Menurut Dr. A. Rikrik Kusmara M.Sn selaku kurator menjelaskan bahwa peradaban ada 4 pilar yaitu filsafat, agama, sains, dan seni. “Srihadi seorang wartawan penulis, bukan sekadar berkarya tetapi secara intelektual mengolah,” katanya.
Sebagai contoh, karya Srihadi pada masa keikutsertaannya dalam perang gerilya pada tahun 1947 yang menggambarkan situasi perang dalam karya drawing-nya yang berjudul Reruntuhan Kapal VT-CLA tahun 1947.
Lukisan karya Srihadi Soedarsono (Titik Kartitiani)
Pada tahun yang sama, Srihadi membuat karya drawing Preside Pertama RI Soekarno dan lukisan wajah delegasi perundingan Komisi Tiga Negara. Tak hanya itu, Srihadi juga mendokumentasikan aksi Belanda pada tahun 1948 dengan judul Penggeledahan Rumah Rakyat oleh Tentara Belanda.
Memasuki masa kepemimpinan Orde Baru pada tahun 1970-an, Srihadi pun membuat lukisan bertema kritik sosial tentang sindiran terhadap kebijakan pemerintah. Misanya lukisan dengan judul Raden Saleh dalam Seragam Militer (1971)
Lukisan ini sebagai bentuk kegelisahan Srihadi terhadap kuatnya peranan militer pada saat itu sedangkan seniman-budayawan terpinggirkan. Tema kekuatan militer ini juga dihadirkan pada tahun 1973 dengan judul Toga-Toga Hijau, sebuah peristiwa berdarah ketika kebebasan perguruan tinggi dimasuki oleh kekuatan militer dengan kekerasan.
Lukisan itu berupa tiga orang guru besar yang mengenakan toga hijau tanpa mulut.

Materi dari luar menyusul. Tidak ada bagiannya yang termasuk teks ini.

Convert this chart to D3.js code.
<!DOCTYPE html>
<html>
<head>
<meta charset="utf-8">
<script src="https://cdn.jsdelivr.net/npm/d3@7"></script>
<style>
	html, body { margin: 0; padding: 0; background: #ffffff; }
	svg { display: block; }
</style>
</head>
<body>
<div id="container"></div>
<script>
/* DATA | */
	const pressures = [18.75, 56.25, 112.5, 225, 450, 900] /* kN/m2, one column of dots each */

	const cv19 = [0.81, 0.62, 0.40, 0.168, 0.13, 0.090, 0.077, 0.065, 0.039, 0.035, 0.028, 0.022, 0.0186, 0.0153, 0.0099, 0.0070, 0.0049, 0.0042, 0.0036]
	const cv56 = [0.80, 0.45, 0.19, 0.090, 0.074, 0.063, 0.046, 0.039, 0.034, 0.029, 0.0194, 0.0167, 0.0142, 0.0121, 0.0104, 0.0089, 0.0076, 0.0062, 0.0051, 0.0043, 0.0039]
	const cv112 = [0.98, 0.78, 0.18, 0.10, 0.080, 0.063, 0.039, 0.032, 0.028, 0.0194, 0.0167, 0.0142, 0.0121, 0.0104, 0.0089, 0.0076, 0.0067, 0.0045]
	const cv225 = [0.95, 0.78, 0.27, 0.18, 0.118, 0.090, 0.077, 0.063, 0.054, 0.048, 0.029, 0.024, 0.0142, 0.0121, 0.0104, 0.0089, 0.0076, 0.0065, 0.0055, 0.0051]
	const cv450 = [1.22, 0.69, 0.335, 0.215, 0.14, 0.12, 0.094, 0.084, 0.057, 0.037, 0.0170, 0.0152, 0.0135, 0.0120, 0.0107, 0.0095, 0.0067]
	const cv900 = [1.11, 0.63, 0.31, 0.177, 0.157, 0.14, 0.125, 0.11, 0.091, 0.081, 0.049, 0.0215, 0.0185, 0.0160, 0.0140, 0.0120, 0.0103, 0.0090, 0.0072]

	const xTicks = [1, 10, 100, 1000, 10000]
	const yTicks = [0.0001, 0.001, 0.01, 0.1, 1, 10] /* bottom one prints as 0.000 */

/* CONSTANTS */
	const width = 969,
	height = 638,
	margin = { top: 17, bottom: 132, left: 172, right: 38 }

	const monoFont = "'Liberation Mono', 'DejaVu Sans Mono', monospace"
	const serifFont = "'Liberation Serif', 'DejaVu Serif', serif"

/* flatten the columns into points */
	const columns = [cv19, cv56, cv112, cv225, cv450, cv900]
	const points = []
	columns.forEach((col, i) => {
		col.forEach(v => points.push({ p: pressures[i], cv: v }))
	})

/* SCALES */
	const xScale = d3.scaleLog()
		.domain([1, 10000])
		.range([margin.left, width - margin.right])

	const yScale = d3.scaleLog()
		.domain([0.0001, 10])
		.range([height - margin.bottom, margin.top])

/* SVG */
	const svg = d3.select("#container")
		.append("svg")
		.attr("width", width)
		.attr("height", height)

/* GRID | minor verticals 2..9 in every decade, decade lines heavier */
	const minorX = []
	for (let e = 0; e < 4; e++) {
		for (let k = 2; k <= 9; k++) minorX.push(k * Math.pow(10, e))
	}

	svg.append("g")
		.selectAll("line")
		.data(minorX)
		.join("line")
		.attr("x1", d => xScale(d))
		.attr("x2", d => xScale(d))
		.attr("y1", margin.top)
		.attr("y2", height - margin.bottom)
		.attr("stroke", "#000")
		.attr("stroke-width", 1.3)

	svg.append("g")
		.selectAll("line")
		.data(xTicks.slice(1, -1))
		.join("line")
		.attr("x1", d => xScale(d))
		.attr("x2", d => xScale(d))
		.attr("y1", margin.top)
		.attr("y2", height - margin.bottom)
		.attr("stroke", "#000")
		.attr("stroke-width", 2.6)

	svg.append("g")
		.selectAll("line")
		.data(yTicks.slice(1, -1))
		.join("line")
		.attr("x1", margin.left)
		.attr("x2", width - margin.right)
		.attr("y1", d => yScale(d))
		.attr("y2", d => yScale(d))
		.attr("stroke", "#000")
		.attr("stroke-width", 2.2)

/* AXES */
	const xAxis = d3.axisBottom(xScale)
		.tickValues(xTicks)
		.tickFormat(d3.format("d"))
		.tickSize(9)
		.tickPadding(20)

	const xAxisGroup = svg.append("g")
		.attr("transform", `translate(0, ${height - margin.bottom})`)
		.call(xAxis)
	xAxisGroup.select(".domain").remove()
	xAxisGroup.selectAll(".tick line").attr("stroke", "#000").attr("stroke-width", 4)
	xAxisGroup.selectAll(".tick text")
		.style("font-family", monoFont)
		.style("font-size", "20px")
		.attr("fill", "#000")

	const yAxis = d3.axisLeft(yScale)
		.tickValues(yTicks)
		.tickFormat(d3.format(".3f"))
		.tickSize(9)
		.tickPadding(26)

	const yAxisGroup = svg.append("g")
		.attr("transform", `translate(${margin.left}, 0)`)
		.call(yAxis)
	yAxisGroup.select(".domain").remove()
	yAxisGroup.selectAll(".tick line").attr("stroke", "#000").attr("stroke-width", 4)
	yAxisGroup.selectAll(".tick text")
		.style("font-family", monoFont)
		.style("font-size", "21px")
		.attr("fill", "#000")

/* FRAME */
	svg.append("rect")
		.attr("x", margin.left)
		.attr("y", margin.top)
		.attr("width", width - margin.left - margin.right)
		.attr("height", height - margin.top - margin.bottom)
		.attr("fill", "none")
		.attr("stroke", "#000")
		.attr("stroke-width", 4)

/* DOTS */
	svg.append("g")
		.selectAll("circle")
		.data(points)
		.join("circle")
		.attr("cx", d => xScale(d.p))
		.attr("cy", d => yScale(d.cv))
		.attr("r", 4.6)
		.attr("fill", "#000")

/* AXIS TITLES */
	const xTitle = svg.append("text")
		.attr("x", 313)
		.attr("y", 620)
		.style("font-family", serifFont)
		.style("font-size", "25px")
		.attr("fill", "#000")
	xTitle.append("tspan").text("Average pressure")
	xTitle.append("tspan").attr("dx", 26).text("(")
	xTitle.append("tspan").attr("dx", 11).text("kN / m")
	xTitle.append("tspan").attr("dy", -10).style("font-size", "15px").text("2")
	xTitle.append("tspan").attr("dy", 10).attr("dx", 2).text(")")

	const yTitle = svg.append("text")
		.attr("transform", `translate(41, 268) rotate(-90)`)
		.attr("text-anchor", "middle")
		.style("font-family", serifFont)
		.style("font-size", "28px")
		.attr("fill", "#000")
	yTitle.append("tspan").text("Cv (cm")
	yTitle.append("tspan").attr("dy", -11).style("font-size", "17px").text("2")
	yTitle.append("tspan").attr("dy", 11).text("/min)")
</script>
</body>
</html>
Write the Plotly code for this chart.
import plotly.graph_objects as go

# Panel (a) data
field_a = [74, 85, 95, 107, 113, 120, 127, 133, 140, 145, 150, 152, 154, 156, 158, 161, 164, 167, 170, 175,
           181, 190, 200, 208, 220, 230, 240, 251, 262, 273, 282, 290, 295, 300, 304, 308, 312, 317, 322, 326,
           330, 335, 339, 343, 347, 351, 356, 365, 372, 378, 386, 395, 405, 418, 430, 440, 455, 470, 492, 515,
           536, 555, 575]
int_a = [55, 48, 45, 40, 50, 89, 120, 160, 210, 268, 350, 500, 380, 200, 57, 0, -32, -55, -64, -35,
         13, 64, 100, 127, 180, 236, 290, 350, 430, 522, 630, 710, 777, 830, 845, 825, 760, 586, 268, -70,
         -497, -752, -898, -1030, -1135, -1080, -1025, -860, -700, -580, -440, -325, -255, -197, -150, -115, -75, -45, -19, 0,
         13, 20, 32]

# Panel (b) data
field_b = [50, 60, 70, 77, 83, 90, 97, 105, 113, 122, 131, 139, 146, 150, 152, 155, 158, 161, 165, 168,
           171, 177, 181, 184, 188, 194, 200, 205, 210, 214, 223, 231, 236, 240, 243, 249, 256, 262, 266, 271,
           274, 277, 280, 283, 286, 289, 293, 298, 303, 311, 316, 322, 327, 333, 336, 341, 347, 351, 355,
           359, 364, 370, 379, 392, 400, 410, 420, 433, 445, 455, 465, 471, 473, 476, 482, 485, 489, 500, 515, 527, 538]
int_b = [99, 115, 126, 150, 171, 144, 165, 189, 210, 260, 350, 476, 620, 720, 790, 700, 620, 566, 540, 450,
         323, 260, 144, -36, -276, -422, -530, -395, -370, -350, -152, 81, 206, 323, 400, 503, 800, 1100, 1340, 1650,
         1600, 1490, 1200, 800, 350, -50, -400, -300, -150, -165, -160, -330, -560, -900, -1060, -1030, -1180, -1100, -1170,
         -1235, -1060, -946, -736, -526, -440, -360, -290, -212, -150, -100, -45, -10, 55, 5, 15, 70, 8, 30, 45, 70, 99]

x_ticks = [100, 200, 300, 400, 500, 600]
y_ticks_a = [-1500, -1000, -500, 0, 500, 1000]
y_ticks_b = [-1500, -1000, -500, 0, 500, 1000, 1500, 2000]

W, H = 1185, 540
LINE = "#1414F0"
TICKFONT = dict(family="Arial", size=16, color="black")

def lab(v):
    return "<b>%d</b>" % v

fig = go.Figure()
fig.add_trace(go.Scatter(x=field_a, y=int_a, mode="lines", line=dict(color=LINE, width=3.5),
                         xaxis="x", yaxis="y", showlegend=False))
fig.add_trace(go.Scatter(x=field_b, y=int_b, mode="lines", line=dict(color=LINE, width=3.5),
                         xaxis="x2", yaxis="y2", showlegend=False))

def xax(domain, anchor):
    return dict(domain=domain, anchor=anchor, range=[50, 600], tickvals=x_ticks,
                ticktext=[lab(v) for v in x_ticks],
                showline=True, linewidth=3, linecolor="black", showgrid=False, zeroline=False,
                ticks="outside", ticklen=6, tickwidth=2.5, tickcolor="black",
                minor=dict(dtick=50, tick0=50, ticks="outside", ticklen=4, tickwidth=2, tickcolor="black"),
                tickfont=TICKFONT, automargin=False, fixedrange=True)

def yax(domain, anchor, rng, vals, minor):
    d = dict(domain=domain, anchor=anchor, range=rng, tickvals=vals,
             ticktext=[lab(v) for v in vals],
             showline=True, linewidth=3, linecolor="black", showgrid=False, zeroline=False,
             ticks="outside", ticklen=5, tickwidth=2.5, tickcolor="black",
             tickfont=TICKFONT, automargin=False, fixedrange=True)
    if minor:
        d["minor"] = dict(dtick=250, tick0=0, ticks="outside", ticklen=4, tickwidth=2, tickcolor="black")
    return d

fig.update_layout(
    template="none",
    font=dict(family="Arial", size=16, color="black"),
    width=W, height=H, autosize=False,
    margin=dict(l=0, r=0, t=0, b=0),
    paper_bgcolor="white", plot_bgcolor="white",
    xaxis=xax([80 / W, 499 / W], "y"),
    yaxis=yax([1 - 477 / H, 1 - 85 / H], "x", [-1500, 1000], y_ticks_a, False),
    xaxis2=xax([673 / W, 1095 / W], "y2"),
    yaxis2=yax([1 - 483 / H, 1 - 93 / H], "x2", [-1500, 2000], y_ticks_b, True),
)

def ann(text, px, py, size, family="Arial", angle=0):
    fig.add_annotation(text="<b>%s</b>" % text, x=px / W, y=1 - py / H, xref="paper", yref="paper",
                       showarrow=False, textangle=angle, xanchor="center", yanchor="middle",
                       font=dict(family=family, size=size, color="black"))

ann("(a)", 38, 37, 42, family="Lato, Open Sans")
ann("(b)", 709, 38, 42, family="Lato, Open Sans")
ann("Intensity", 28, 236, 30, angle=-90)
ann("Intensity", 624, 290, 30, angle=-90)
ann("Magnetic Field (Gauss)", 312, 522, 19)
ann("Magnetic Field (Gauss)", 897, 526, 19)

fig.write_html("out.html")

Bertema pembungkaman era Orba, Beauty Contest merupakan lukisan jajaran perempuan tanpa mulut dengan selempang nama koran-koran yang beredar pada tahun 1971. Lukisan itu merupakan kritik Srihadi terhadap media koran yang terpaksa harus dibungkam atau membungkamkan diri.
Lukisan berjudul 'Anak-Anak Irian dan Coca Cola' karya Srihadi Soedarsono (Titik Kartitiani)
Tak hanya kritik terhadap pemerintah, Srihadi juga menanggapi perubahan budaya dan teknologi yang terjadi di Indonesia kurun waktu tahun 1970-an. Misalnya sebuah situasi menyedihkan secara sosio-kultural terjadi di Tanah Papua (kala itu namanya Irian Barat) tertuang dalam lukisan berjudul Anak-Anak Irian dan Coca Cola (1974).
Ia ingin menyampaikan pesan bahwa tercerabutnya masyarakat dari budaya aslinya secara mendadak akan mengakibatkan kebingungan sosial. Selain pengaruh pada manusia, juga pada alam. Lukisan Sawah dan Traktor, Heli dan Hutan, dan Tanker yang dibuat pada tahun 1974 menceritakan tentang teknologi tinggi yang masuk ke dalam hutan rimba, sebuah realitas bahwa teknologi modern akan merusak alam apabila tidak diperlakukan secara benar dan baik.
Karya di media kertas ini merupakan cara lain Srihadi (84 tahun) mengekspresikan rasa cintanya pada tanah air. Melalui proses kesadaran, logika rasa, dan pengalaman spiritual, semua terangkum dalam karyanya. Proses berkarya Srihadi merupakan perjalanan panjang, rentang 70 tahun yang tertuang dalam 400 karya di media kertas, sisi lain dari karya kanvas Srihadi. Tak hanya membaca sejarah Indonesia melalui karyanya, 70 Tahun Rentang Kembara Rasa, judul pameran tunggal ini, juga merupakan dokumentasi sejarah seni rupa Indonesia modern.